> Dataset excerpt:
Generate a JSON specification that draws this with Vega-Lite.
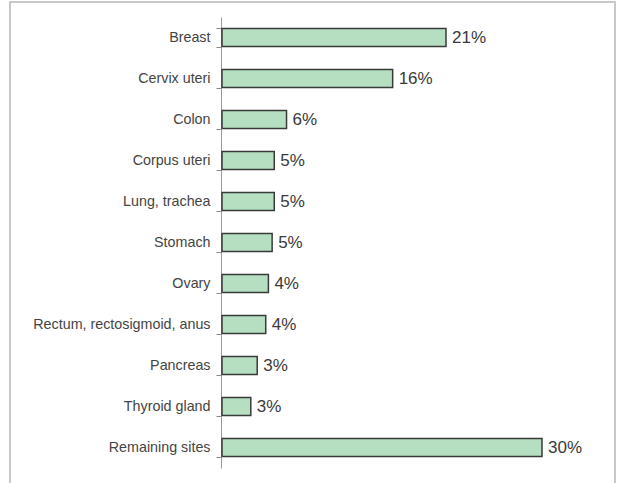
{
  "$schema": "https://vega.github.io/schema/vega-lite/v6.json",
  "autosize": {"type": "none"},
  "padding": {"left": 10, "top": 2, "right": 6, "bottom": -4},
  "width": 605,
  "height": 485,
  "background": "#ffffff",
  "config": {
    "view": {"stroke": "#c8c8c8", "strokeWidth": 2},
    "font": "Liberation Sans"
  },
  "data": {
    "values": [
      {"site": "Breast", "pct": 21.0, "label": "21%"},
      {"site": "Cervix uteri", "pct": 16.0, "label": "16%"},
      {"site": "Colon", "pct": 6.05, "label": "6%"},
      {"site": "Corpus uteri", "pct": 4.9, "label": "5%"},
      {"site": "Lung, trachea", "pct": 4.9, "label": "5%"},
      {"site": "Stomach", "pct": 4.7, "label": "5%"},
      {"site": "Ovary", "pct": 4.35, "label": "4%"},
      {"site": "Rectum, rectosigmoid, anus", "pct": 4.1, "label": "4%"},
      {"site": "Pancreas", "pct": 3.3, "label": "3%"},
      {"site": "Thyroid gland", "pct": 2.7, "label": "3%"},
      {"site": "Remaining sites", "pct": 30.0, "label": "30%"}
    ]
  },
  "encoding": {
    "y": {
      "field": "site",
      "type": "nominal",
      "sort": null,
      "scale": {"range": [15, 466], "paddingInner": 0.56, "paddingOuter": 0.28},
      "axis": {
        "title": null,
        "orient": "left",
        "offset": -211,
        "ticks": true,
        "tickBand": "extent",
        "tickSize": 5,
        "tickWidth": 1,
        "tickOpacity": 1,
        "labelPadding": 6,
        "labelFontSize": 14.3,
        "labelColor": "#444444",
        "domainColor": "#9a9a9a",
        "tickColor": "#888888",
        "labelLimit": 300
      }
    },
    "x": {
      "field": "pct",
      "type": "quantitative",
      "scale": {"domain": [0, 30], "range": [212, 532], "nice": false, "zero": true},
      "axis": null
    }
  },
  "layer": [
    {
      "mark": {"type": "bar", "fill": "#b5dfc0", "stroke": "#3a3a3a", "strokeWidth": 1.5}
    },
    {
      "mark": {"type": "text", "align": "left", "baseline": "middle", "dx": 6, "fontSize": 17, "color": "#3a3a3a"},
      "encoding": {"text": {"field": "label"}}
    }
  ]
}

> Your goal: Quote the data exactly, leaving every image out of the copy.

> Output of the exercise:
Generate a JSON specification that draws this with Vega-Lite.
{
  "$schema": "https://vega.github.io/schema/vega-lite/v6.json",
  "autosize": {"type": "none"},
  "padding": {"left": 10, "top": 2, "right": 6, "bottom": -4},
  "width": 605,
  "height": 485,
  "background": "#ffffff",
  "config": {
    "view": {"stroke": "#c8c8c8", "strokeWidth": 2},
    "font": "Liberation Sans"
  },
  "data": {
    "values": [
      {"site": "Breast", "pct": 21.0, "label": "21%"},
      {"site": "Cervix uteri", "pct": 16.0, "label": "16%"},
      {"site": "Colon", "pct": 6.05, "label": "6%"},
      {"site": "Corpus uteri", "pct": 4.9, "label": "5%"},
      {"site": "Lung, trachea", "pct": 4.9, "label": "5%"},
      {"site": "Stomach", "pct": 4.7, "label": "5%"},
      {"site": "Ovary", "pct": 4.35, "label": "4%"},
      {"site": "Rectum, rectosigmoid, anus", "pct": 4.1, "label": "4%"},
      {"site": "Pancreas", "pct": 3.3, "label": "3%"},
      {"site": "Thyroid gland", "pct": 2.7, "label": "3%"},
      {"site": "Remaining sites", "pct": 30.0, "label": "30%"}
    ]
  },
  "encoding": {
    "y": {
      "field": "site",
      "type": "nominal",
      "sort": null,
      "scale": {"range": [15, 466], "paddingInner": 0.56, "paddingOuter": 0.28},
      "axis": {
        "title": null,
        "orient": "left",
        "offset": -211,
        "ticks": true,
        "tickBand": "extent",
        "tickSize": 5,
        "tickWidth": 1,
        "tickOpacity": 1,
        "labelPadding": 6,
        "labelFontSize": 14.3,
        "labelColor": "#444444",
        "domainColor": "#9a9a9a",
        "tickColor": "#888888",
        "labelLimit": 300
      }
    },
    "x": {
      "field": "pct",
      "type": "quantitative",
      "scale": {"domain": [0, 30], "range": [212, 532], "nice": false, "zero": true},
      "axis": null
    }
  },
  "layer": [
    {
      "mark": {"type": "bar", "fill": "#b5dfc0", "stroke": "#3a3a3a", "strokeWidth": 1.5}
    },
    {
      "mark": {"type": "text", "align": "left", "baseline": "middle", "dx": 6, "fontSize": 17, "color": "#3a3a3a"},
      "encoding": {"text": {"field": "label"}}
    }
  ]
}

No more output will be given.